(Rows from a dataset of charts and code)
◆ ◆ ◆

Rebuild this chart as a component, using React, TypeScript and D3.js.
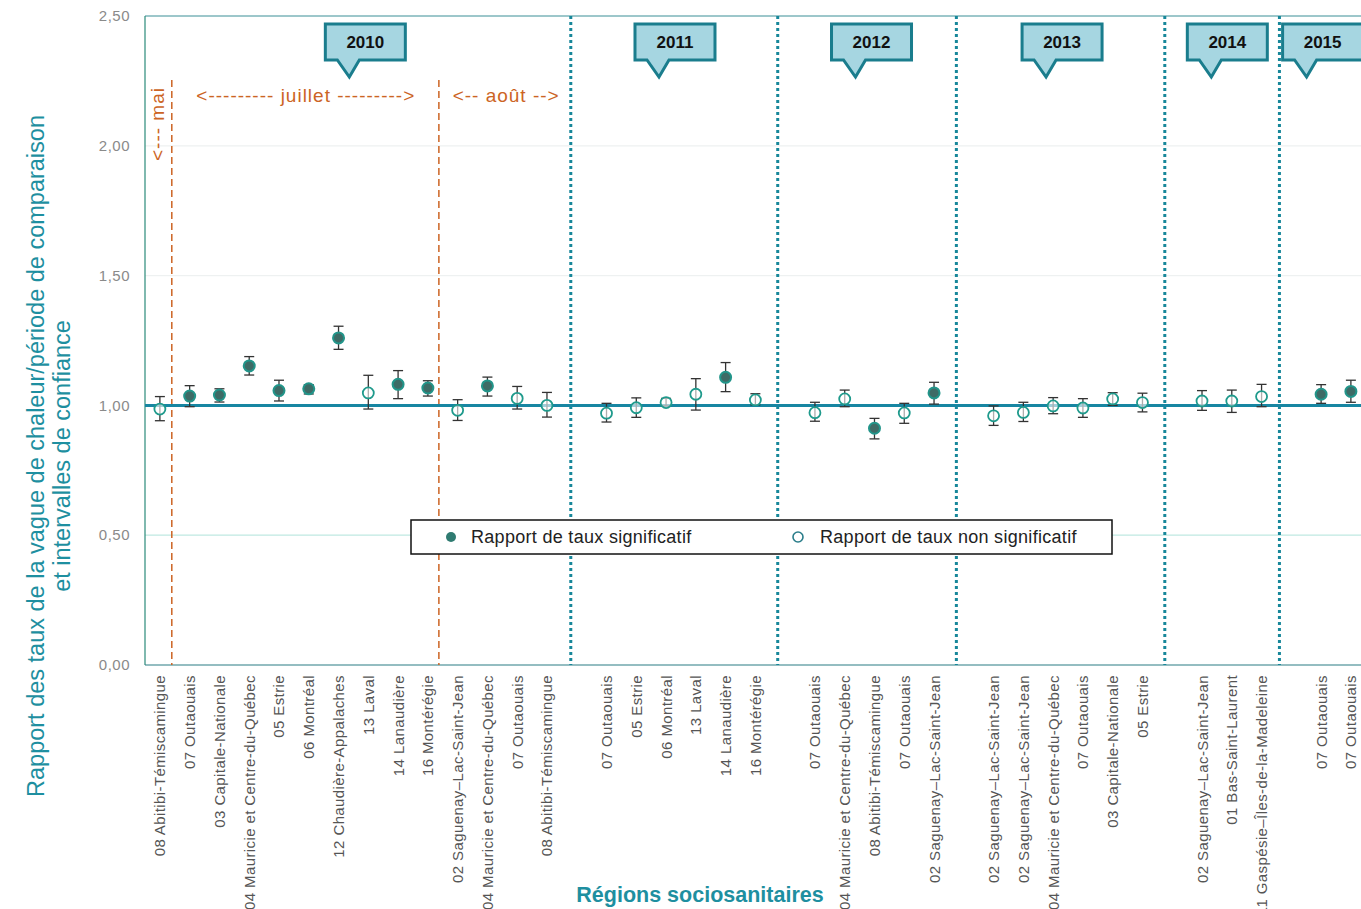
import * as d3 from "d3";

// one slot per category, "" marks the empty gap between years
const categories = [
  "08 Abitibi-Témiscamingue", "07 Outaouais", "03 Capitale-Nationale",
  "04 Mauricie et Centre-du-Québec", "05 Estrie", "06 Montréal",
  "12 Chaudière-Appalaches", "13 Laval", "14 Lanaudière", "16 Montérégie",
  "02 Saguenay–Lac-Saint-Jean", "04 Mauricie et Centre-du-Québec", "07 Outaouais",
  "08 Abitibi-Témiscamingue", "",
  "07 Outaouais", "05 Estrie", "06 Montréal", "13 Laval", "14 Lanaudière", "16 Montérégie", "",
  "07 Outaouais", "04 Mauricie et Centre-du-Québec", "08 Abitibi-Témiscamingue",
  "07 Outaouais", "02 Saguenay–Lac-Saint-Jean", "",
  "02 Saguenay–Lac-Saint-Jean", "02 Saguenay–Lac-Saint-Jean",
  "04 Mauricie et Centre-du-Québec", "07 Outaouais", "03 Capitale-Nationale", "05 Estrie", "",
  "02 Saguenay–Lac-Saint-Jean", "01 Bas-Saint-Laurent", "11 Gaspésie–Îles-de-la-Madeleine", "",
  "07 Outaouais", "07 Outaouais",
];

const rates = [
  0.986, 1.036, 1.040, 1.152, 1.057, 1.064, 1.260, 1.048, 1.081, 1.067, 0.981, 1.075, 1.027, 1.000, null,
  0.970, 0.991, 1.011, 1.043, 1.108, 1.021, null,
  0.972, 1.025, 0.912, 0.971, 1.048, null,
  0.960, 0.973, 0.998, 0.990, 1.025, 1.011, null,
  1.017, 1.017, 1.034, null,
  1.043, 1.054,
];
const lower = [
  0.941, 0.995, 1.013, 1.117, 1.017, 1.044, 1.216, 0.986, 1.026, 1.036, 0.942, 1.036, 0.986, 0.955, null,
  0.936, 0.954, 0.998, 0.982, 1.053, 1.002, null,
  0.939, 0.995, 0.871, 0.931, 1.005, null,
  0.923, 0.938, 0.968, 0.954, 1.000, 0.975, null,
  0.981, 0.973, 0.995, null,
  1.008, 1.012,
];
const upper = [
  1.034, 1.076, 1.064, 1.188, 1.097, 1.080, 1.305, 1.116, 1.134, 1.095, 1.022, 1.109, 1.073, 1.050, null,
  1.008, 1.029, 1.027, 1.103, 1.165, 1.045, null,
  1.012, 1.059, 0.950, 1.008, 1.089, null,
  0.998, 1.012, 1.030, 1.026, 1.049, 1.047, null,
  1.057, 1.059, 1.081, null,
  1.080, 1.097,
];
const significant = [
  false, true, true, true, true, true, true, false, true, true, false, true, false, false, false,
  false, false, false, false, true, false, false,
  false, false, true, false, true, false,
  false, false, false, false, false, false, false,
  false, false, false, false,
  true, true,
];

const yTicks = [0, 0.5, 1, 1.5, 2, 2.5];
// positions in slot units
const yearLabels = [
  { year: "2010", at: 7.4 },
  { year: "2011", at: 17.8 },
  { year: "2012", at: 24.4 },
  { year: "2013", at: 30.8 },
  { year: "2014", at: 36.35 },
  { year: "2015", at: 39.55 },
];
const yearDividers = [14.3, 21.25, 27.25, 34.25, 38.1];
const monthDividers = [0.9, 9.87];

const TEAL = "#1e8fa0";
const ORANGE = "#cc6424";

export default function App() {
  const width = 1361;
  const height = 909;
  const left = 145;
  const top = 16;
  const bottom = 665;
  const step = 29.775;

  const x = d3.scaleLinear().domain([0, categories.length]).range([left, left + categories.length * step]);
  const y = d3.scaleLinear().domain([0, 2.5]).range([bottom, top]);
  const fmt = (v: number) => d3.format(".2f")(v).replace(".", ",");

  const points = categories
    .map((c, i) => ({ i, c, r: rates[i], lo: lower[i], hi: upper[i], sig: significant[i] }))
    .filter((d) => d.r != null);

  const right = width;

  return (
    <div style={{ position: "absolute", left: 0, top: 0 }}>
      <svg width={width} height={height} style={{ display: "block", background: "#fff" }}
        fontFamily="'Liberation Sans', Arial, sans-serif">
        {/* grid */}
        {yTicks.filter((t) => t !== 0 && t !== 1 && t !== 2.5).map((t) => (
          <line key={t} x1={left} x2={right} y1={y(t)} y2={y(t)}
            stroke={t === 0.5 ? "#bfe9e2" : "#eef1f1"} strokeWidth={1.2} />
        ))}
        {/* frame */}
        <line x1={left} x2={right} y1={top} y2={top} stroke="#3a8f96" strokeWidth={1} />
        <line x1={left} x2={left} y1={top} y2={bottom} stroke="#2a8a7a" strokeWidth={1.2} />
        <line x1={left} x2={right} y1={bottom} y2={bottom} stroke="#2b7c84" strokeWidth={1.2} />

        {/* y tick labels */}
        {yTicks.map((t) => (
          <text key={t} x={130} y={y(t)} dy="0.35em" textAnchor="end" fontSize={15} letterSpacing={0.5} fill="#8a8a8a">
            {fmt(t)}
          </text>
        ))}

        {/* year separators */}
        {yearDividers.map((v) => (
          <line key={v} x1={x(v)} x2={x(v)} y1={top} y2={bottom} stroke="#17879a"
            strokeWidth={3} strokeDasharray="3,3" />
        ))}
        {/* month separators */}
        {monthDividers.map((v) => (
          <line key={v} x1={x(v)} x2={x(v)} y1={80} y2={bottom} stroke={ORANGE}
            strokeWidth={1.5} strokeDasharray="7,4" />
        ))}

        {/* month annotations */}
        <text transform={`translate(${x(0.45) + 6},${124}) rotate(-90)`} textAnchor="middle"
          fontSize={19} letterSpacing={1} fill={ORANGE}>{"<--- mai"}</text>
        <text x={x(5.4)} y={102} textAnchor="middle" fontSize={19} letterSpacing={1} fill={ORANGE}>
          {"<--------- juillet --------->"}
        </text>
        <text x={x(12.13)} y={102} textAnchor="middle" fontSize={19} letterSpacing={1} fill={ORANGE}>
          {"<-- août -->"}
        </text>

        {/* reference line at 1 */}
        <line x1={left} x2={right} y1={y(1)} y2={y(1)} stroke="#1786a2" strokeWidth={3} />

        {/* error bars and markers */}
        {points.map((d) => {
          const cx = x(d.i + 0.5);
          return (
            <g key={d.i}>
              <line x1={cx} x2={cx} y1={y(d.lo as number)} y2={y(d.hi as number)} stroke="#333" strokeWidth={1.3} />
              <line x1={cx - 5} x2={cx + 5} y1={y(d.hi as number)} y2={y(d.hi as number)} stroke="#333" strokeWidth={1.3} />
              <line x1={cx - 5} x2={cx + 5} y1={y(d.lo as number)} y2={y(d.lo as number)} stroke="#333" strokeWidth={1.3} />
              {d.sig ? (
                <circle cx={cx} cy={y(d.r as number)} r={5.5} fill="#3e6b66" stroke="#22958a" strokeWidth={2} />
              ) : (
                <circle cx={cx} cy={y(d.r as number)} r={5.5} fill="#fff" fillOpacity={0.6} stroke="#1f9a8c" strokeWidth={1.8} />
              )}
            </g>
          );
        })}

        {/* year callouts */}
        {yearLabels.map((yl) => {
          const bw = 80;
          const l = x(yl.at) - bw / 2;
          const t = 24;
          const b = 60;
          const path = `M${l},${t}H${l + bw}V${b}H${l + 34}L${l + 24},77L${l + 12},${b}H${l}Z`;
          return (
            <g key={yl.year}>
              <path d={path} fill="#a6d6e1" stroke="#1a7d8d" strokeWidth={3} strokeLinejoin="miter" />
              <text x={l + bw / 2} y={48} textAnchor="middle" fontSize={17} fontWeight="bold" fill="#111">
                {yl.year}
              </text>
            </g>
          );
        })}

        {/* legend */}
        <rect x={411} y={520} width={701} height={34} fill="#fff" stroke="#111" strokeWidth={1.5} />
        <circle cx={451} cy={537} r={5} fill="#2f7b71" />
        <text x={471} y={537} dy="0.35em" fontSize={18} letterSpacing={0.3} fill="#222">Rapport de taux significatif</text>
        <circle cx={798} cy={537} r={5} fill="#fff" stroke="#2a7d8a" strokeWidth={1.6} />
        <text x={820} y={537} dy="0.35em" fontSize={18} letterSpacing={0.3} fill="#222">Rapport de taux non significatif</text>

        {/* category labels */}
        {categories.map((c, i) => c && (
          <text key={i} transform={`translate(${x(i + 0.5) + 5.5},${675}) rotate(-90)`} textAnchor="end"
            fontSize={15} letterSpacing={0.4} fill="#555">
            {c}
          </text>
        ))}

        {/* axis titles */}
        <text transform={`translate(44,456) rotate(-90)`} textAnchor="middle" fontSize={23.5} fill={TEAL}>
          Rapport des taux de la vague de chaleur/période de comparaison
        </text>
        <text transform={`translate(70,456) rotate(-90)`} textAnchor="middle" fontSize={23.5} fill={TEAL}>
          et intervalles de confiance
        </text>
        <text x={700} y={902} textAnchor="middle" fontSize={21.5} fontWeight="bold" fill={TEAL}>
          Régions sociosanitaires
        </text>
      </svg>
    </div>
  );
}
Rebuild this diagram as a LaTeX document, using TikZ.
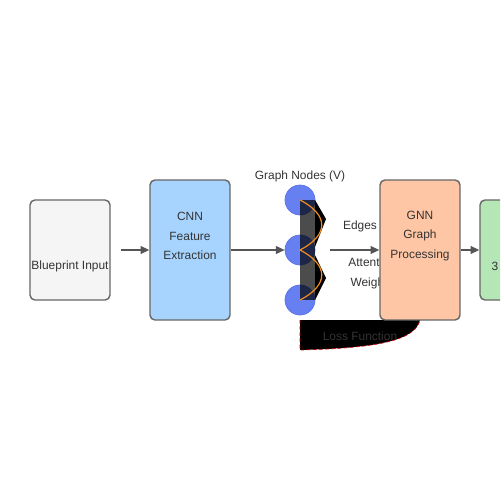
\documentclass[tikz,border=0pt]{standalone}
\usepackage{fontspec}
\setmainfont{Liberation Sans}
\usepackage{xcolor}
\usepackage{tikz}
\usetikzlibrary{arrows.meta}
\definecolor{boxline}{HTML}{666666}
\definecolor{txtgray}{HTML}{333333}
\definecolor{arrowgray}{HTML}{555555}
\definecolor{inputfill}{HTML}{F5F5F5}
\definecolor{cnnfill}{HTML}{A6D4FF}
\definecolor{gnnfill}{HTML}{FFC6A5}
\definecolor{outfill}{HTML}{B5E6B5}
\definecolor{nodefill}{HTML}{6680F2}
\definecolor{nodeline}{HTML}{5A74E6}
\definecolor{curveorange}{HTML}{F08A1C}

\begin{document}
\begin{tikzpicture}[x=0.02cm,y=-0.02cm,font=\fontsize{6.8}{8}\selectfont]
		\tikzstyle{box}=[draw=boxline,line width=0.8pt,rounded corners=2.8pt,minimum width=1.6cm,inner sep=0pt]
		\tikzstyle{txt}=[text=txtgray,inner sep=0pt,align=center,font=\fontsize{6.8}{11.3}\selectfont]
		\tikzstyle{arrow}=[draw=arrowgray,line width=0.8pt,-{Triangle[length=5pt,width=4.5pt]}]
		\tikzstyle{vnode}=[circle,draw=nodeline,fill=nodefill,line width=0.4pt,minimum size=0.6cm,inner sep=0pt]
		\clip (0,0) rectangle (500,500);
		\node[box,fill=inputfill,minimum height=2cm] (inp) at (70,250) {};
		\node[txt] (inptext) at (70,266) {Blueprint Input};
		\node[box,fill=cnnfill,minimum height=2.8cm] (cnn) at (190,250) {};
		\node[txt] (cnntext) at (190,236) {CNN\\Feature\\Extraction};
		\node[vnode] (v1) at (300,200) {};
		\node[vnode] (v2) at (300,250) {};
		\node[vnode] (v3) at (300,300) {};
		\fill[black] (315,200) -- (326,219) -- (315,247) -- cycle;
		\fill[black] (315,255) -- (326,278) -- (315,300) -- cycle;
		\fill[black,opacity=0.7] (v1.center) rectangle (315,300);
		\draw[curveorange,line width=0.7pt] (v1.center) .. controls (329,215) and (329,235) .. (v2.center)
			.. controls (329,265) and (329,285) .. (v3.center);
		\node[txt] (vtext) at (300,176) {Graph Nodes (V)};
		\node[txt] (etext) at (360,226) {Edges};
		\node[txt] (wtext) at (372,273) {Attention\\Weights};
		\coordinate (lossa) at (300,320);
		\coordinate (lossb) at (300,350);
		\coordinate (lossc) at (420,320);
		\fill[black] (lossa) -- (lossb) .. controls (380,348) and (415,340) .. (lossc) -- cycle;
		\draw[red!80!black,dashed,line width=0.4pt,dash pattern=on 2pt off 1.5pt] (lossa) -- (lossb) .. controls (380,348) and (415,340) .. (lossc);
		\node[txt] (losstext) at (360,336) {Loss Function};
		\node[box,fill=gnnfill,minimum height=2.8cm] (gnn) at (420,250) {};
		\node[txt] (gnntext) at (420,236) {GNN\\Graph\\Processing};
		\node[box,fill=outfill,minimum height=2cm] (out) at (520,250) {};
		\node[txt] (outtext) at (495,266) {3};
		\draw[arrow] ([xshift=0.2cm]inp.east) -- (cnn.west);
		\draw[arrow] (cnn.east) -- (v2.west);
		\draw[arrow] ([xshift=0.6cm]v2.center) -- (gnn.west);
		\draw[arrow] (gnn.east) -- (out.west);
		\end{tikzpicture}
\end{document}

◆ ◆ ◆

**WORK TO BE COMPLETED**. Repeat the lines of the listing above verbatim, beginning at its first line and ending at the line containing "import * as", which is included. Omit pictures.

**OUTPUT OF THE TASK**.
Rebuild this chart as a component, using React, TypeScript and D3.js.
import * as d3 from "d3";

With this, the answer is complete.